R.I.P Adam Zagajewski – 1945 – 2021
On Swimming
The rivers of this country are sweet
as a troubador’s song,
the heavy sun wanders westward
on yellow circus wagons.
Little village churches
hold a fabric of silence so fine
and old that even a breath
could tear it.
I love to swim in the sea, which keeps
talking to itself
in the monotone of a vagabond
who no longer recalls
exactly how long he’s been on the road.
Swimming is like prayer:
palms join and part,
join and part,
almost without end.
Adam Zagajewski (1945-2021) from Mysticism for Beginners, Farrar Straus Giroux, 1997
After sending off my tribute to Adam Zagajewski last night after hearing he had died earlier in the day I remembered he had been on my mind last week after a friend had said she had read a great poem about swimming but couldn’t remember the author. It turns out the poem my friend was thnking about was “Morning Swim” by American poet Maxine Kumin (1925-2014). (I have included it below.) In a strange way the two poems do talk to each other. Swimming as a prayerful or spiritual exercise.
It was only this morning that I made the time to find Adam Zagajewski’s poem above – On Swimming. This series of gentle declarative grammatical sentences slowed down by their line breaks. The pace feels almost hypnotic to me until the last sentence. And such sweetness and sunlight in this poem yet also a sense of vulnerability and fragility. The image of a vagabond (so unexpected) and a fragile fabric of silence around old churches. So fragile even a breath could tear it.
Such a trademark of Zagajewski to see the wonders in this world but also its shadows and fragility. And a fragrance also of something spiritual. A sense of the divine, of God, at the corners. Here, in this poem with the utterly unexpected image of swimming like praying!Almost jarring this emphatic declaration: swimming is like praying. Opens this poem even more. Makes it even bigger than rivers and oceans! And the intellectual infusion, this thoughtful consideration of prayer not being static. A coming together of palms and and a separation. A sense that prayer life is not always consistent! But so necessary as we swin in this extraordinary experience called life!
Here, now the Kumin poem. With thanks to my friend Donna! How this poem, too, creates a prayerful image as the speaker sings her hymn. The intimacy of the speaker being a well that feeds the lake as it supports her and encompasses her.
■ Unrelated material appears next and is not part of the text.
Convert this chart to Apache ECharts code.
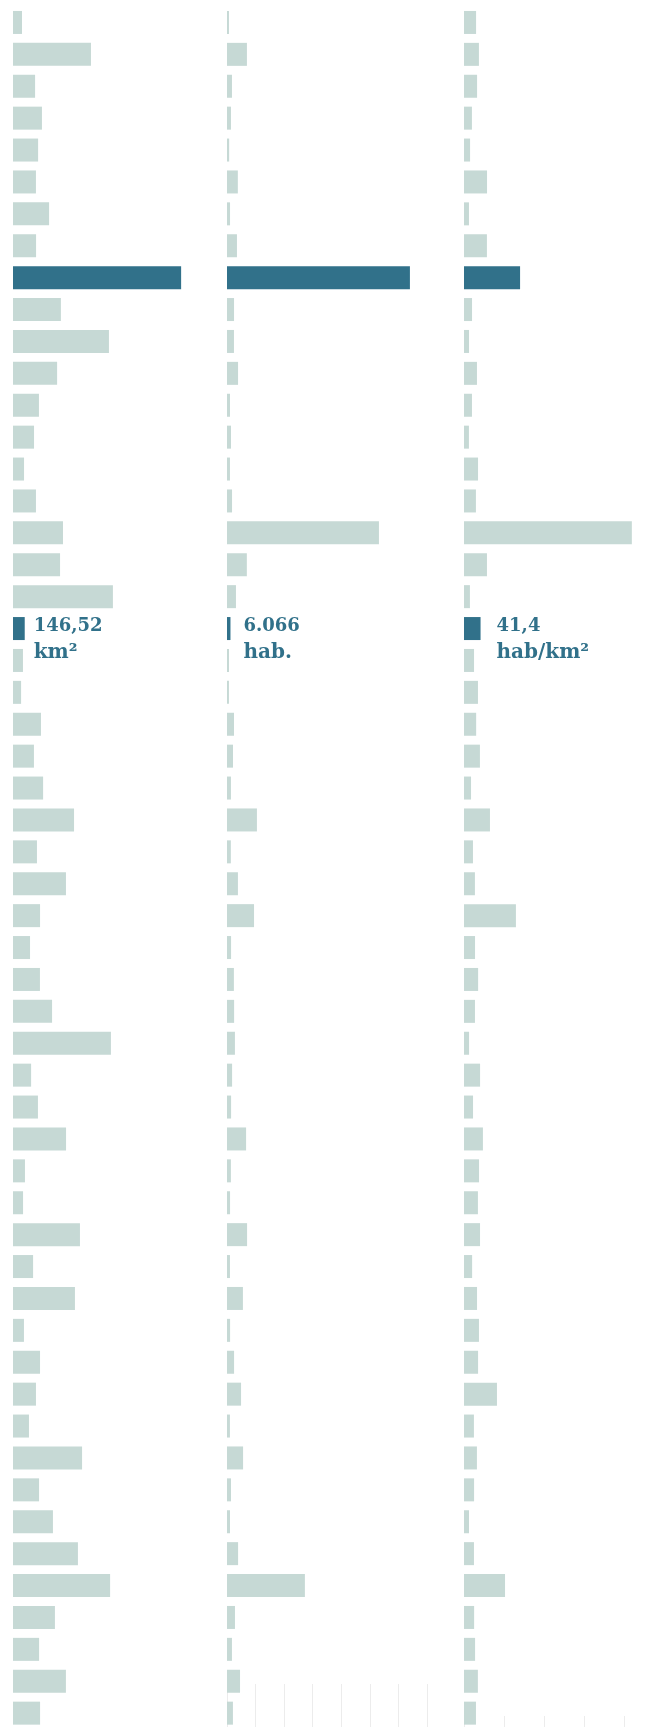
<!DOCTYPE html>
<html>
<head>
<meta charset="utf-8">
<script src="https://cdn.jsdelivr.net/npm/echarts@6/dist/echarts.min.js"></script>
<style>
html,body{margin:0;padding:0;background:#ffffff;}
#chart{width:657px;height:1727px;}
</style>
</head>
<body>
<div id="chart"></div>
<script>
// Municipalities (rows, top to bottom)
const categories = ['01','02','03','04','05','06','07','08','09','10','11','12','13','14','15','16','17','18','19','20','21','22','23','24','25','26','27','28','29','30','31','32','33','34','35','36','37','38','39','40','41','42','43','44','45','46','47','48','49','50','51','52','53','54'];

// Área (km²)
const area = [112.3, 974.6, 276.1, 361.8, 313.9, 286.7, 451.2, 288.4, 2101.6, 598.7, 1199.3, 551.4, 324.2, 263.0, 138.1, 286.9, 624.8, 588.3, 1248.9, 146.52, 124.6, 101.2, 349.5, 261.8, 376.3, 763.1, 299.4, 661.9, 338.2, 213.0, 336.7, 488.4, 1224.1, 226.3, 311.8, 663.2, 149.6, 125.8, 836.9, 251.2, 774.3, 136.9, 338.0, 287.1, 199.5, 863.4, 325.7, 499.2, 811.6, 1213.8, 524.1, 326.2, 661.4, 338.5];

// População (hab.)
const populacao = [3420, 34870, 8690, 6940, 3780, 18960, 5310, 17420, 320100, 12310, 12180, 19340, 5280, 7050, 5190, 8830, 265900, 34720, 15680, 6066, 3470, 3390, 12240, 10460, 6890, 52380, 6710, 19120, 47310, 7120, 12060, 12430, 13870, 8910, 7160, 33410, 6820, 5340, 35150, 5190, 27860, 5410, 12380, 24610, 5120, 28140, 6980, 5260, 19410, 136320, 13950, 8640, 22810, 10380];

// Densidade (hab/km²)
const densidade = [30.2, 37.3, 32.7, 19.8, 15.2, 57.6, 12.4, 57.3, 140.2, 20.1, 12.6, 32.4, 19.9, 12.3, 35.1, 29.8, 419.6, 57.4, 14.8, 41.4, 25.1, 34.9, 30.4, 39.8, 17.6, 64.9, 22.4, 27.3, 129.8, 27.6, 35.3, 27.4, 12.7, 40.2, 22.6, 47.3, 37.6, 34.8, 40.1, 20.3, 32.6, 37.4, 35.2, 82.4, 24.8, 32.3, 25.2, 12.5, 24.9, 102.6, 25.3, 27.7, 34.7, 29.9];

const units = ['km²', 'hab.', 'hab/km²'];
const decimals = [2, 0, 1];
const bigRow = 8;       // largest municipality (dark)
const selectedRow = 19; // selected municipality (dark, labelled)

const LIGHT = '#c6d9d5';
const DARK = '#31718a';

function fmtPt(v, dec) {
  const s = v.toFixed(dec);
  const parts = s.split('.');
  const intPart = parts[0].replace(/\B(?=(\d{3})+(?!\d))/g, '.');
  return parts.length > 1 ? intPart + ',' + parts[1] : intPart;
}

const GRID_TOP = 6.5;
const GRID_H = 1722.6;
const lefts = [13, 227, 464];
const maxes = [2500, 350000, 500];
const labelDist = [9, 13, 16];
const datasets = [area, populacao, densidade];

const grids = [];
const xAxes = [];
const yAxes = [];
const series = [];

const textBase = {color: DARK, fontFamily: 'DejaVu Serif', fontWeight: 'bold', lineHeight: 26};

datasets.forEach((vals, k) => {
  grids.push({left: lefts[k], top: GRID_TOP, width: 200, height: GRID_H, containLabel: false, outerBoundsMode: 'none'});
  xAxes.push({type: 'value', gridIndex: k, min: 0, max: maxes[k], show: false, splitLine: {show: false}});
  yAxes.push({type: 'category', gridIndex: k, data: categories, inverse: true, show: false});
  series.push({
    type: 'bar',
    xAxisIndex: k,
    yAxisIndex: k,
    barWidth: 23,
    silent: true,
    data: vals.map((v, i) => {
      const item = {value: v, itemStyle: {color: (i === bigRow || i === selectedRow) ? DARK : LIGHT}};
      if (i === selectedRow) {
        item.label = {
          show: true,
          position: 'right',
          distance: labelDist[k],
          verticalAlign: 'top',
          offset: [0, -15],
          formatter: '{n|' + fmtPt(v, decimals[k]) + '}\n{u|' + units[k] + '}',
          rich: {
            n: Object.assign({fontSize: 18}, textBase),
            u: Object.assign({fontSize: 20}, textBase)
          }
        };
      }
      return item;
    })
  });
});

// faint vertical gridlines visible at the bottom of columns 2 and 3
const faint = [{k: 1, top: 1684, height: 50}, {k: 2, top: 1716, height: 20}];
faint.forEach((f, j) => {
  const gi = 3 + j;
  grids.push({left: lefts[f.k], top: f.top, width: 200, height: f.height, z: 0, outerBoundsMode: 'none'});
  xAxes.push({
    type: 'value', gridIndex: gi, min: 0, max: maxes[f.k], interval: maxes[f.k] / (f.k === 1 ? 7 : 5),
    axisLine: {show: false}, axisTick: {show: false}, axisLabel: {show: false},
    splitLine: {show: true, lineStyle: {color: '#ececec', width: 1}}, z: 0
  });
  yAxes.push({type: 'category', gridIndex: gi, data: ['a'], show: false});
  series.push({type: 'bar', xAxisIndex: gi, yAxisIndex: gi, data: [], silent: true});
});

const chart = echarts.init(document.getElementById('chart'), null, {renderer: 'canvas'});
chart.setOption({
  animation: false,
  backgroundColor: '#ffffff',
  grid: grids,
  xAxis: xAxes,
  yAxis: yAxes,
  series: series
});
</script>
</body>
</html>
The idea of our participation in creation! In the same way Zagajewski creates his image of prayer embodied in a swimmer. Water, this thing that holds us up but can also drown us. This yes and no life is!
Morning Swim
Into my empty head there come
a cotton beach, a dock wherefrom
I set out, oily and nude
through mist, in chilly solitude.
There was no line, no roof or floor
to tell the water from the air.
Night fog thick as terry cloth
closed me in its fuzzy growth.
I hung my bathrobe on two pegs.
I took the lake between my legs.
Invaded and invader, I
went overhand on that flat sky.
Fish twitched beneath me, quick and tame.
In their green zone they sang my name
and in the rhythm of the swim
I hummed a two-four-time slow hymn.
I hummed “Abide With Me.” The beat
rose in the fine thrash of my feet,
rose in the bubbles I put out
slantwise, trailing through my mouth.
My bones drank water; water fell
through all my doors. I was the well
that fed the lake that met my sea
in which I sang “Abide With Me.”
Maxine Kumin from Selected Poems 1960-1990, Norton, 1998
11 Comments
So lovely to hear these two poems together Richard. Really love this post.
Thank you Donna!
thanks, richard! such amazing poetry!
Thanks Arlene: And you! Congratulations on your latest poetry collection!
Such a beautiful pairing of poems, with insightful reflections on both. Thank you, Richard.
Beautiful poem. Love it.l
Thanks Dion!
Thx Richard, for AZ’s swimming poem. I love his work & was at the griffin dinner honoring him. He is exactly my age & died a day before my own 75th birthday. If you remember me from HHock I too am a swimmer… in cold lakes & oceans.
best wishes & hope you are well.
ps. we are losing so many of our great poets.. esp too our Patrick!
Marilyn: So good to hear from you. We are losing so many great poets!!!! Sending you much love!
Dear Richard, I’m grateful for this beautiful complement of poems about swimming, and your insightful comments. I didn’t know Adam Z. had died. We’ve been out of state for 6 weeks, with poor news coverage. Do you know it was you who introduced me to his works–in the ABQ airport many years ago. So thank you for that, my friend!
Mary: I do not remember. But I love how it is we can say or do something that we forget but the person we said what we said to or did something for remembers! I wonder how much of what I remember others telling me that they have forgotten! God bless and I am so grateful for you and your poems. You are one of the first members of I met of what I think of now as my poetry tribe!